» SUPPLIED INFORMATION
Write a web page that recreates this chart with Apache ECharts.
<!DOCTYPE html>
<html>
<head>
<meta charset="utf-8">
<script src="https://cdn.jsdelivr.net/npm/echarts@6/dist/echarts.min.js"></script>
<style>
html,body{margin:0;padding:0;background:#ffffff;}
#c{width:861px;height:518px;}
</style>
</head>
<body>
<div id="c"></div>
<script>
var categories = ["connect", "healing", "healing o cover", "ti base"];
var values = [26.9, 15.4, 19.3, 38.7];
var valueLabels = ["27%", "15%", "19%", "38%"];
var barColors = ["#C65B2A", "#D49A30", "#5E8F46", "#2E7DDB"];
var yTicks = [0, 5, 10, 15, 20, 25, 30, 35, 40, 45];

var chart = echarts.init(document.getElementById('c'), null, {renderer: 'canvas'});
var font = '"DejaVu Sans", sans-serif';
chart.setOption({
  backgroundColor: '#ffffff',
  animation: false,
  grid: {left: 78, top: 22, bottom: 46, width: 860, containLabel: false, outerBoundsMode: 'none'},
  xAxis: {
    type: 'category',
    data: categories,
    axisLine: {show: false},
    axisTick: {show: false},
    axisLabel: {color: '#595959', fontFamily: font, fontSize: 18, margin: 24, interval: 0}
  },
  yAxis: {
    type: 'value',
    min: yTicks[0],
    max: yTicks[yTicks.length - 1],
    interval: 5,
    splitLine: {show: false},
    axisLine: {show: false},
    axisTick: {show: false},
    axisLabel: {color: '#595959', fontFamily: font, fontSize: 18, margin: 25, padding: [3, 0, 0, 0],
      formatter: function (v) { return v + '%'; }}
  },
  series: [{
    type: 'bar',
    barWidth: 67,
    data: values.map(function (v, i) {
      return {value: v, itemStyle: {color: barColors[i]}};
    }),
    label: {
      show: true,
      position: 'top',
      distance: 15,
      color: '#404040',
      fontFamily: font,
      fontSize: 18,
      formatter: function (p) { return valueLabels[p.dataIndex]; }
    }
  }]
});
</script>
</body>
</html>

» EXERCISE INSTRUCTIONS
Please reproduce every line of the material word for word.

» WRITTEN REPLY
Write a web page that recreates this chart with Apache ECharts.
<!DOCTYPE html>
<html>
<head>
<meta charset="utf-8">
<script src="https://cdn.jsdelivr.net/npm/echarts@6/dist/echarts.min.js"></script>
<style>
html,body{margin:0;padding:0;background:#ffffff;}
#c{width:861px;height:518px;}
</style>
</head>
<body>
<div id="c"></div>
<script>
var categories = ["connect", "healing", "healing o cover", "ti base"];
var values = [26.9, 15.4, 19.3, 38.7];
var valueLabels = ["27%", "15%", "19%", "38%"];
var barColors = ["#C65B2A", "#D49A30", "#5E8F46", "#2E7DDB"];
var yTicks = [0, 5, 10, 15, 20, 25, 30, 35, 40, 45];

var chart = echarts.init(document.getElementById('c'), null, {renderer: 'canvas'});
var font = '"DejaVu Sans", sans-serif';
chart.setOption({
  backgroundColor: '#ffffff',
  animation: false,
  grid: {left: 78, top: 22, bottom: 46, width: 860, containLabel: false, outerBoundsMode: 'none'},
  xAxis: {
    type: 'category',
    data: categories,
    axisLine: {show: false},
    axisTick: {show: false},
    axisLabel: {color: '#595959', fontFamily: font, fontSize: 18, margin: 24, interval: 0}
  },
  yAxis: {
    type: 'value',
    min: yTicks[0],
    max: yTicks[yTicks.length - 1],
    interval: 5,
    splitLine: {show: false},
    axisLine: {show: false},
    axisTick: {show: false},
    axisLabel: {color: '#595959', fontFamily: font, fontSize: 18, margin: 25, padding: [3, 0, 0, 0],
      formatter: function (v) { return v + '%'; }}
  },
  series: [{
    type: 'bar',
    barWidth: 67,
    data: values.map(function (v, i) {
      return {value: v, itemStyle: {color: barColors[i]}};
    }),
    label: {
      show: true,
      position: 'top',
      distance: 15,
      color: '#404040',
      fontFamily: font,
      fontSize: 18,
      formatter: function (p) { return valueLabels[p.dataIndex]; }
    }
  }]
});
</script>
</body>
</html>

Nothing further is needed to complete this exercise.